Bose Wave Music System III
Great sound; DAB+ digital radio; RDS; sleek look; touchpad
Reliant on the remote; no inbuilt Bluetooth or AirPlay
$699; $799 (DAB+)
We had heard great things about the latest Wave Music System from Bose, so we were more than happy when the model III dropped on to our desk. And it didn’t let us down.
Featuring DAB+ digital radio, CD player, great looks and waveguide speaker technology, it’s a home audio system with all the bells and whistles and a fantastic sound. (There’s also a slightly cheaper model with an FM/AM tuner instead of the digital radio.)
Measuring 10.7cm x 36.8cm x 21.9cm, the Bose system may not sit comfortably on every bedside table, but it doesn’t have to – the remote can.
The slim, 26-button remote is the key to this music system, allowing users to choose their media, configure the alarm settings, alter the clock and control the playback. Importantly for those without bedside space, it can turn off or snooze the alarm.
However, the system would be almost useless without the remote – the only control on the unit itself is a touchpad which can be used to turn it on or off, snooze the alarm and reset the alarm for the next day.
While this makes the system looks sleek, it also seems impractical. If the system was set up beside your bed in order to use it as an alarm, reaching for the remote to turn on a CD or the radio feels odd. Not to mention that remotes get left in hard-to-remember places.
When waking up, the Wave Music System III lets you choose whether you wish to wake up to your favourite CD track, a radio station or the more traditional buzzer noise. Snooze settings are customisable, the volume of the alarm tone is adjustable and you are able to set two alarm times. The alarm system works perfectly and is easy to use.
Bose has a very high reputation when it comes to audio output and the Wave Music System III is no exception. A clear, full sound fills the room and the quality is apparent.
While the unit has an FM/AM tuner, switching to DAB+ enhances your radio listening, providing beautifully clear sound and a myriad of new stations to listen to. Handy features are the ability to scroll through stations without changing your current station and being able to switch between the current and previous stations at the press of a button.
The Wave Music System III also includes a Radio Data System (RDS) which enables song details such as artist and track title to display when listening to the radio.

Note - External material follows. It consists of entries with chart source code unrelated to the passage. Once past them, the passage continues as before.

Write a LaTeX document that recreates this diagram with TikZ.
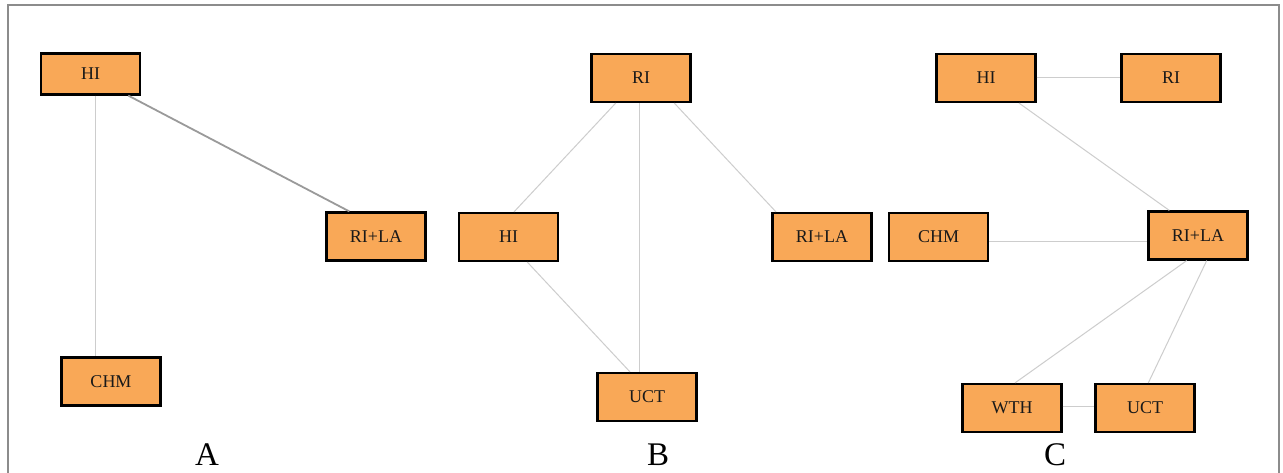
\documentclass[tikz,border=0pt]{standalone}
\usepackage{fontspec}
\setmainfont{Liberation Serif}
\definecolor{boxfill}{HTML}{F9A857}
\definecolor{edgelight}{HTML}{CDCDCD}
\definecolor{edgedark}{HTML}{9A9A9A}
\definecolor{framegray}{HTML}{8C8C8C}
\tikzset{
  nodebox/.style={draw=black, line width=2.2pt, fill=boxfill, minimum width=99pt, minimum height=48pt, inner sep=0pt, font=\fontsize{18}{20}\selectfont, text=black!90},
  shortbox/.style={nodebox, minimum height=41pt},
  lightedge/.style={draw=edgelight, line width=1pt},
  darkedge/.style={draw=edgedark, line width=1.8pt},
  panellabel/.style={font=\fontsize{33}{36}\selectfont, inner sep=0pt, text=black, text depth=0pt, anchor=base}
}
\begin{document}
\begin{tikzpicture}[x=1pt, y=-1pt]
\useasboundingbox (0,0) rectangle (1283,473);
\fill[white] (0,0) rectangle (1283,473);
\draw[framegray, line width=1.5pt] (8,474) -- (8,5) -- (1279,5) -- (1279,474);

% Panel A
\node[shortbox] (hiA) at (90.7,74) {HI};
\node[nodebox] (rlA) at (376,236.5) {RI+LA};
\node[nodebox] (chmA) at (111,381.5) {CHM};
\draw[darkedge] ([xshift=37.6pt]hiA.south) -- ([xshift=-26.7pt]rlA.north);
\draw[lightedge] ([xshift=5pt]hiA.south) -- ([xshift=-15.3pt]chmA.north);
\node[panellabel] (labA) at (207,465.5) {A};

% Panel B
\node[nodebox] (riB) at (641,78) {RI};
\node[nodebox] (hiB) at (508.5,237) {HI};
\node[nodebox] (rlB) at (822,237) {RI+LA};
\node[nodebox] (uctB) at (647,397) {UCT};
\draw[lightedge] ([xshift=-25.3pt]riB.south) -- ([xshift=5.5pt]hiB.north);
\draw[lightedge] ([xshift=-2pt]riB.south) -- ([xshift=-2pt]riB.south |- uctB.north);
\draw[lightedge] ([xshift=33.3pt]riB.south) -- ([xshift=-46pt]rlB.north);
\draw[lightedge] ([xshift=18.8pt]hiB.south) -- ([xshift=-17pt]uctB.north);
\node[panellabel] (labB) at (658,465) {B};

% Panel C
\node[nodebox] (hiC) at (986,78) {HI};
\node[nodebox] (riC) at (1171,78) {RI};
\node[nodebox] (chmC) at (938.7,237) {CHM};
\node[nodebox] (rlC) at (1198,235.5) {RI+LA};
\node[nodebox] (wthC) at (1012,408) {WTH};
\node[nodebox] (uctC) at (1145,408) {UCT};
\draw[lightedge] (hiC.east) -- (riC.west);
\draw[lightedge] ([xshift=33pt]hiC.south) -- ([xshift=-28.7pt]rlC.north);
\draw[lightedge] ([yshift=-5pt]chmC.east) -- ([yshift=-5pt]chmC.east -| rlC.west);
\draw[lightedge] ([yshift=2pt]wthC.east) -- ([yshift=2pt]wthC.east -| uctC.west);
\draw[lightedge] ([xshift=3pt]wthC.north) -- ([xshift=-11.3pt]rlC.south);
\draw[lightedge] ([xshift=3.3pt]uctC.north) -- ([xshift=8.7pt]rlC.south);
\node[panellabel] (labC) at (1055,465.5) {C};
\end{tikzpicture}
\end{document}
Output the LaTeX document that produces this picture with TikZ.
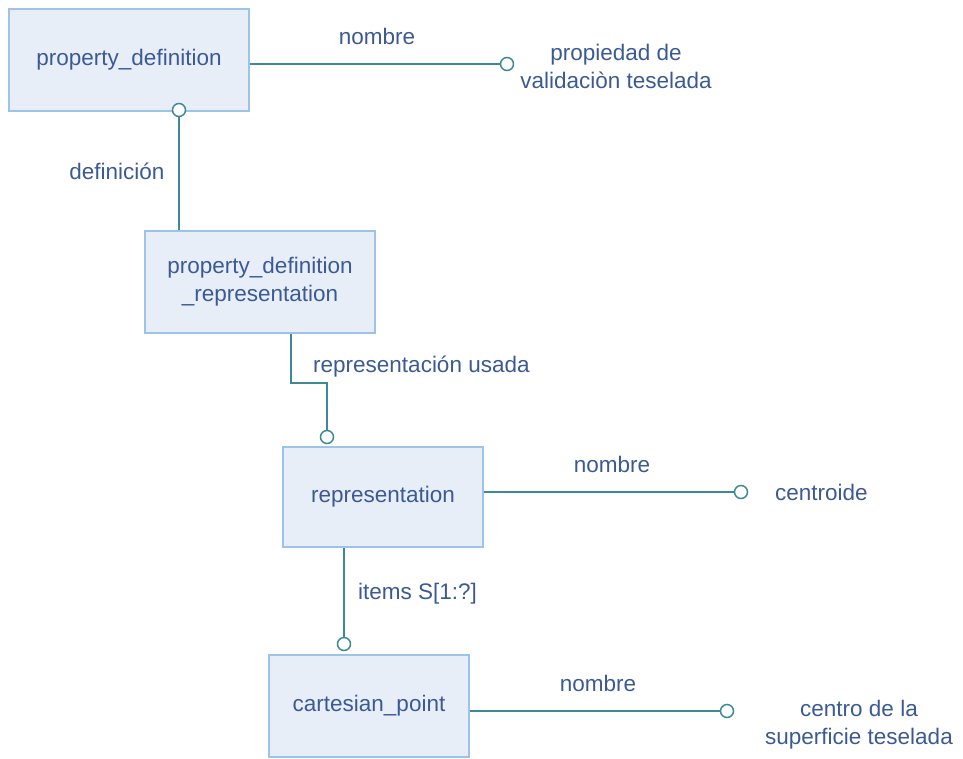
\documentclass[tikz,border=0pt]{standalone}
\usepackage{fontspec}
\setmainfont{Liberation Sans}
\usepackage{xcolor}
\usetikzlibrary{positioning}
\definecolor{boxfill}{HTML}{E8EEF8}
\definecolor{boxline}{HTML}{9DC3E6}
\definecolor{linkcol}{HTML}{3E8A94}
\definecolor{txtcol}{HTML}{3B5A95}

\begin{document}
\begin{tikzpicture}[x=1pt,y=-1pt,
  font=\fontsize{22.5}{28}\selectfont, text=txtcol,
  entity/.style={draw=boxline,fill=boxfill,line width=1.8pt,inner sep=0pt,align=center},
  ring/.style={circle,draw=linkcol,fill=white,line width=1.5pt,minimum size=13pt,inner sep=0pt},
  link/.style={draw=linkcol,line width=1.8pt},
  lbl/.style={inner sep=0pt,align=center}]
  \useasboundingbox (0,0) rectangle (963,758);
  % entities
  \node[entity,minimum width=240pt,minimum height=102pt] (pd) at (129,60) {property\_definition};
  \node[entity,minimum width=230pt,minimum height=102pt] (pdr) at (260,282) {property\_definition\\\_representation};
  \node[entity,minimum width=200pt,minimum height=100pt] (rep) at (383,497) {representation};
  \node[entity,minimum width=200pt,minimum height=102pt] (cp) at (369,706) {cartesian\_point};
  % rings
  \node[ring] (pdname) at (507,64) {};
  \node[ring] (pddef) at (179,110) {};
  \node[ring] (pdruse) at (327,437) {};
  \node[ring] (repname) at (741,492) {};
  \node[ring] (repitems) at (344,644) {};
  \node[ring] (cpname) at (727,711) {};
  \coordinate (bend) at (291,383);
  % links
  \path[link] (pd.east |- pdname) -- (pdname);
  \path[link] (pddef) -- (pddef |- pdr.north);
  \path[link] (bend |- pdr.south) -- (bend) -| (pdruse);
  \path[link] (rep.east |- repname) -- (repname);
  \path[link] (repitems) -- (repitems |- rep.south);
  \path[link] (cp.east |- cpname) -- (cpname);
  % labels
  \node[lbl] (n1) at (377,36) {nombre};
  \node[lbl] (t1) at (616,66) {propiedad de\\validaciòn teselada};
  \node[lbl] (d1) at (117,171) {definición};
  \node[lbl,anchor=west] (u1) at (313,367) {representación usada};
  \node[lbl] (n2) at (612,464) {nombre};
  \node[lbl,anchor=west] (t2) at (775,492) {centroide};
  \node[lbl,anchor=west] (i1) at (358,594) {items S[1:?]};
  \node[lbl] (n3) at (598,683) {nombre};
  \node[lbl] (t3) at (859,725) {centro de la\\superficie teselada};
\end{tikzpicture}
\end{document}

No more Shazam.
The Bose system has no integrated Bluetooth or AirPlay support, which is a shame, but for an additional cost a Wave Bluetooth Music Adapter ($219) is available to connect via Bluetooth, and a Wave Connect Kit ($169) enables you to dock iPhones and iPods.
The Wave system includes a 3.5mm Auxiliary port and a headphone port. A six-track classical CD is included in the box so you can trial the system’s wide range of sound.
It’s available in Titanium Silver, Graphite Grey and Platinum White.
Macworld Australia’s buying advice.
There are two Wave Music System IIIs on the market; with ($799) or without ($699) digital radio. It seems $100 is a small price to pay to get the clarity and range of stations which digital radio has to offer. The sound performance, alarm options and digital radio make the Wave Music System a beautiful system. If you are undecided, Bose offers a 90-day free trial and free shipping to sway your decision.